They may only be little things, but there are things that connect us even when we are apart. Things that remind me of when P was here. Like sand in my car, a hair on the car seat, her smell on my pillow. The one main reminder of her is located in my airing cupboard. It's her kneeling cushion. It's fluffy and a light brown colour. A neat square of kneeling perfection. When P departed after our first weekend, she accidentally left the cushion behind. I emailed her to ask if she had left it on purpose and P replied that she had completely forgotten to take it with her. However we were both glad she had. It was something tangible, something real that I could touch, hold and snuggle into whenever I missed her. And I admit I missed her, a lot.

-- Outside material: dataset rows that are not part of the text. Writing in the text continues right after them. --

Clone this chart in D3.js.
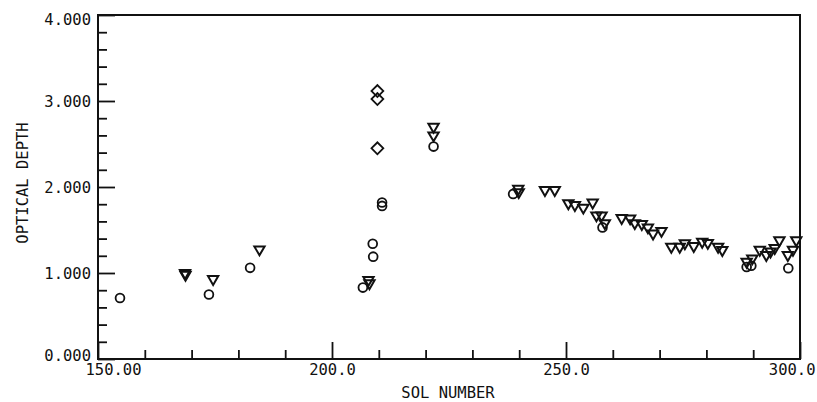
<!DOCTYPE html>
<html>
<head>
<meta charset="utf-8">
<script src="https://cdn.jsdelivr.net/npm/d3@7"></script>
<style>
  html, body { margin: 0; padding: 0; background: #fff; }
  svg { display: block; }
  text { font-family: "DejaVu Sans Mono", "Liberation Mono", monospace; fill: #111; }
</style>
</head>
<body>
<svg id="chart" width="817" height="402"></svg>
<script>
// Optical depth by sol, three instrument/filter sets
const circleSol = [154.7, 173.7, 182.5, 206.6, 208.7, 208.8, 210.7, 210.7, 221.7, 238.7, 257.8, 288.6, 289.6, 297.5];
const circleOD  = [0.71, 0.75, 1.06, 0.83, 1.34, 1.19, 1.82, 1.78, 2.47, 1.92, 1.53, 1.07, 1.085, 1.055];

const triangleSol = [168.6, 168.7, 174.6, 184.5, 207.8, 208.0, 221.7, 221.7, 239.8, 239.9,
  245.5, 247.6, 250.5, 251.9, 253.7, 255.7, 256.5, 257.6, 258.3, 261.9, 263.7, 264.7,
  266.2, 267.5, 268.6, 270.4, 272.5, 274.3, 275.4, 277.3, 279.1, 280.3, 282.5, 283.4,
  288.6, 289.8, 291.4, 292.8, 293.7, 294.6, 295.6, 297.4, 298.5, 299.2];
const triangleOD = [1.00, 0.98, 0.93, 1.275, 0.92, 0.88, 2.70, 2.60, 1.98, 1.94,
  1.965, 1.965, 1.81, 1.79, 1.76, 1.82, 1.67, 1.67, 1.58, 1.64, 1.635, 1.58,
  1.57, 1.53, 1.46, 1.49, 1.305, 1.305, 1.345, 1.314, 1.364, 1.35, 1.305, 1.267,
  1.13, 1.17, 1.27, 1.21, 1.25, 1.29, 1.38, 1.21, 1.27, 1.38];

const diamondSol = [209.7, 209.7, 209.7];
const diamondOD  = [3.116, 3.023, 2.45];

const xTickValues = [150, 200, 250, 300];
const xTickLabels = ["150.00", "200.0", "250.0", "300.0"];
const yTickValues = [0, 1, 2, 3, 4];
const yTickLabels = ["0.000", "1.000", "2.000", "3.000", "4.000"];
const xTitle = "SOL NUMBER";
const yTitle = "OPTICAL DEPTH";

const svg = d3.select("#chart");
const L = 98, R = 800, T = 15, B = 359;

const x = d3.scaleLinear().domain([150, 300]).range([L, R]);
const y = d3.scaleLinear().domain([0, 4]).range([B, T]);

const ink = "#111";

// minor ticks
const xMinor = d3.range(160, 300, 10).filter(v => v % 50 !== 0);
const yMinor = d3.range(0.2, 4, 0.2).filter(v => Math.abs(v - Math.round(v)) > 1e-6);

svg.append("g").attr("transform", `translate(0,${B})`)
  .call(d3.axisBottom(x).tickValues(xMinor).tickSize(-9).tickFormat(""))
  .call(g => g.select(".domain").remove())
  .call(g => g.selectAll("line").attr("stroke", ink).attr("stroke-width", 1.8));

svg.append("g").attr("transform", `translate(${L},0)`)
  .call(d3.axisLeft(y).tickValues(yMinor).tickSize(-9).tickFormat(""))
  .call(g => g.select(".domain").remove())
  .call(g => g.selectAll("line").attr("stroke", ink).attr("stroke-width", 1.8));

// major ticks and labels
const xAxis = svg.append("g").attr("transform", `translate(0,${B})`)
  .call(d3.axisBottom(x).tickValues(xTickValues).tickSize(-17).tickPadding(14)
    .tickFormat((d, i) => xTickLabels[i]))
  .call(g => g.select(".domain").remove())
  .call(g => g.selectAll("line").attr("stroke", ink).attr("stroke-width", 1.8));
xAxis.selectAll("text")
  .attr("font-size", 15.5).attr("fill", ink)
  .attr("font-family", "DejaVu Sans Mono, monospace")
  .attr("dy", "0.1em")
  .attr("text-anchor", (d, i) => i === 0 ? "start" : (i === xTickValues.length - 1 ? "end" : "middle"))
  .attr("dx", (d, i) => i === 0 ? -13 : (i === xTickValues.length - 1 ? 15 : 0));

const yAxis = svg.append("g").attr("transform", `translate(${L},0)`)
  .call(d3.axisLeft(y).tickValues(yTickValues).tickSize(-17).tickPadding(7)
    .tickFormat((d, i) => yTickLabels[i]))
  .call(g => g.select(".domain").remove())
  .call(g => g.selectAll("line").attr("stroke", ink).attr("stroke-width", 1.8));
yAxis.selectAll("text")
  .attr("font-size", 15.5).attr("fill", ink)
  .attr("font-family", "DejaVu Sans Mono, monospace")
  .attr("dy", (d, i) => i === 0 ? "0.1em" : (i === yTickValues.length - 1 ? "0.58em" : "0.36em"));

// frame
svg.append("rect")
  .attr("x", L).attr("y", T).attr("width", R - L).attr("height", B - T)
  .attr("fill", "none").attr("stroke", ink).attr("stroke-width", 2);

// axis titles
svg.append("text")
  .attr("x", 448).attr("y", 398)
  .attr("text-anchor", "middle").attr("font-size", 15.5)
  .text(xTitle);

svg.append("text")
  .attr("transform", `translate(28,183) rotate(-90)`)
  .attr("text-anchor", "middle").attr("font-size", 15.5)
  .text(yTitle);

// markers
const marks = svg.append("g").attr("fill", "none").attr("stroke", ink).attr("stroke-width", 1.8);

marks.selectAll("circle.c")
  .data(d3.zip(circleSol, circleOD))
  .join("circle")
  .attr("class", "c")
  .attr("cx", d => x(d[0])).attr("cy", d => y(d[1]))
  .attr("r", 4.4);

const triPath = d3.symbol(d3.symbolTriangle, 46)();
marks.selectAll("path.t")
  .data(d3.zip(triangleSol, triangleOD))
  .join("path")
  .attr("class", "t")
  .attr("d", triPath)
  .attr("stroke-width", 2)
  .attr("stroke-linejoin", "miter")
  .attr("transform", d => `translate(${x(d[0])},${y(d[1])}) rotate(180)`);

const diaPath = d3.symbol(d3.symbolSquare, 70)();
marks.selectAll("path.d")
  .data(d3.zip(diamondSol, diamondOD))
  .join("path")
  .attr("class", "d")
  .attr("d", diaPath)
  .attr("transform", d => `translate(${x(d[0])},${y(d[1])}) rotate(45)`);
</script>
</body>
</html>
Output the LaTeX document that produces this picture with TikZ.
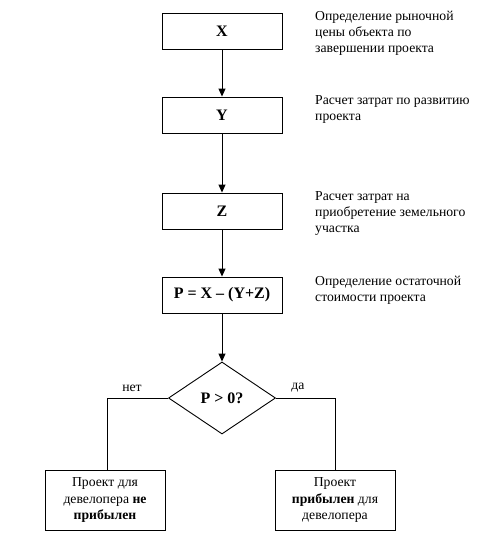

I found that having the cushion out in plain sight made the absence worse. The reminder was too much to bear. So I put the cushion away in the airing cupboard. Out of sight, out of mind. And so it was for a couple of weeks. Until P & I set our next date, Easter and she would be able to stay with me for over a week. A luxury for both of us. I was missing P in so many different ways. First as my friend. The weekend we spent together had enabled us to spend precious time together. We went out for drives along the coast, long walks on beaches, shopped together, ate and drank together. Laughed, shared stories and watched favourite films together. Bonding on a different level entirely compared to the D/s relationship.
As her Domme, the relationship had only just started. But my heart already ached for her. Inside there was a hole in my soul. I was missing a vital link, a part of me had departed and we were separated by miles and miles and miles. I missed her presence, her submissive soul, her entire being. I was almost bereft and I cried many tears in the first few days after she left. I wasn't prepared for such an emotional response. I knew that I would have to overcome this melancholy otherwise it would impinge on real life.
Once a new date had been set, I looked at the cushion more often. Then I began to take it out and hold it. I could feel P's presence on it and it made my Domme heart sing. So I kept putting it back. Until the day before she returned, then I removed it and placed it on what would be her bed for the duration of her stay. Where it should be, waiting for her to return.
P always leaves the cushion behind now. She discovered that it wasn't quite sufficient for her kneeling needs and is currently seeking a new one. But nothing will ever replace that cushion. She knows it helps me to get through the days and weeks until we meet again. I have struggled with the emotions within me when we are apart and gradually found ways to adapt so that I can carry on with real life and yet look forward to the next meetings rather than look back with sadness at the time lost.
There are so many reminders of her when she isn't here. And they linger for days after she has gone. But the cushion is a permanent reminder and will always be here, waiting for when she returns.